Relevant que ‘’la démocratie électronique n’aurait plus de démocratique que le nom qu’elle se donne, du fait même que l’individu s’y trouverait dépouillé de cette intériorité qui le constitue en être irremplaçable et en entité délibérative’’, le philosophe assure que cette démocratie électronique ‘’ne procéderait plus de la volonté de +faire-société+ mais exprimerait l’équilibre réalisé par un pur mécanisme homéostatique.’’
Aussi, relativise le coordonnateur de la diaspora dans le processus du SMSI, ‘’les TIC peuvent aussi être pour les jeunes qui s’étaient érigés en véritable sentinelle de la démocratie lors de la dernière présidentielle de 2000, un excellent moyen de dénonciation du pouvoir en place au cas où des abus seraient constatés comme avec la formidable appropriation par les mouvements sociaux de cet outil qu’est le net et qui dans sa version originelle était censé servir les milieux industriels et militaires’’.
Outre cette dimension existentielle, se pose aussi le problème, non pas pour la diaspora, de l’accès aux TIC pour une grande partie de la population dans la mesure où un vaste désert cybernétique les sépare de la toile si l’on sait que 20% de la population mondiale détiennent 93% d’accès à l’Internet et que 20% des plus pauvres qui se recrutent essentiellement en Afrique subsaharienne ne détiennent à peine que 0,2% d’accès à l’Internet.
Les enjeux de cette nouvelle option restent également financières et devraient surtout profiter l’industrie de l’informatique pour un marché qui se compte à coup de centaines de millions de dollars.
Pour exemple, l’Etat du Maryland (USA) a du débourser pour des élections quelque 55,6 millions de dollars soit plus de 30 milliards 580 millions de francs CFA pour s’équiper auprès de la société Diebold Election Systems.
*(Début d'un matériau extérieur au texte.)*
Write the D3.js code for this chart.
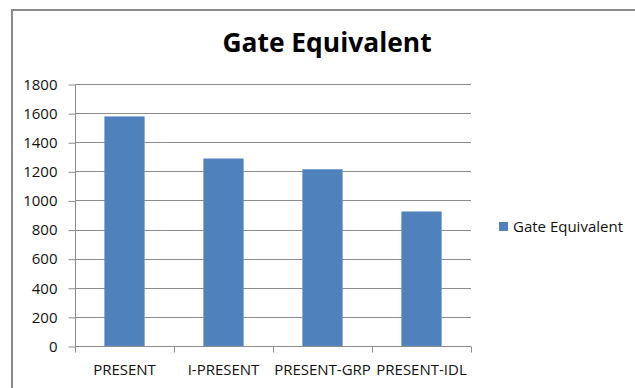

Ainsi, après l’économie, la culture et même le sport, le champ politique risque sous peu d’être sous la tutelle des firmes industrielles et financières limitant encore davantage la liberté du citoyen ainsi que ses marges de manœuvre au profit d’une société de plus en plus placée sous surveillance et sous une diffuse logique marchande.